Une mobilité réduite

Environ 83 % des personnes interrogées pour l’étude sont satisfaites de leur emploi. Par contre, seulement un tiers est en accord avec les actions du gouvernement. Elles sont aussi extrêmement pessimistes. Une sur deux n’espère pas une reprise de l’économie avant 2015. Du coup, elles restent dans leur position actuelle. Quarante-deux pour cent souhaiteraient changer plus souvent de job mais elles ne le font pas de peur de l’instabilité. “La génération Y vieillit aussi, commente le directeur de SThree. Elle a des enfants, achète un bien immobilier et se rapproche plus des valeurs de la génération précédente. Elle a besoin d’une stabilité plus importante et ne pense donc pas à changer d’employeur endéans les cinq ans. Mais cela ne veut pas dire que l’entreprise ne doit plus être attentive à ses demandes. Si elle est trop éloignée de son personnel, ce dernier n’hésitera pas à partir. Nous l’avons constaté chez nous.”

Ce changement dans la mobilité est certainement la conséquence la plus visible de la crise économique. Ces employés qui étaient prêts à prendre des risques pour trouver mieux, se sédentarisent. Ils ne sont plus que 14 % à trouver cela sain de changer d’employeur tous les deux-trois ans. Autre fait remarquable, aucun ne prend conscience du problème que représente le vieillissement du personnel d’une entreprise. Ils trouvent cela logique de travailler plus longtemps. Devoir cotiser pendant 42 ans ne leur fait pas peur. Près d’un interrogé sur deux trouve même qu’il n’y a pas assez de travailleurs âgés dans leur entreprise.

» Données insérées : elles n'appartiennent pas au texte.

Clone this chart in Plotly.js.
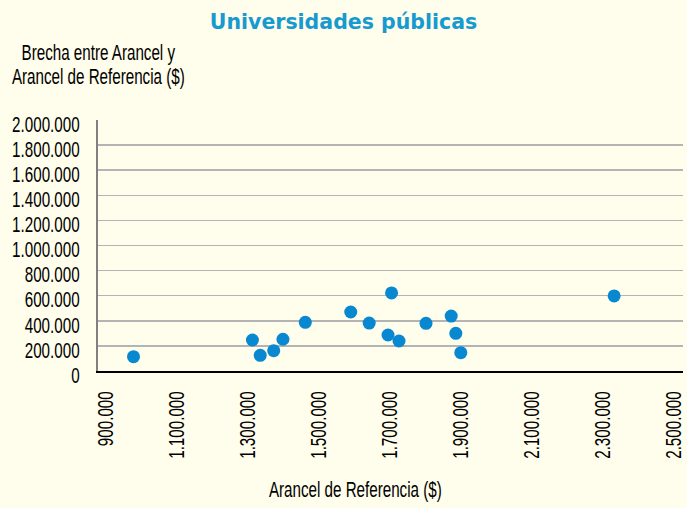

Continuer à investir dans la jeune génération

Au final, l’étude montre que les principes de la génération Y n’ont pas changé avec la crise, même si elle se montre plus prudente qu’il y a quatre ans. Elle souhaite toujours que son entreprise mise sur la communication, le respect, la formation, l’esprit d’équipe. “Malgré un contexte économique difficile, les managers doivent continuer à miser sur la jeune génération tout en se remettant en question, conclut Kurt Scheurs. En concédant certes certains investissements, mais qui permettront de fidéliser le personnel.” Un atout non négligeable, même par les temps qui courent.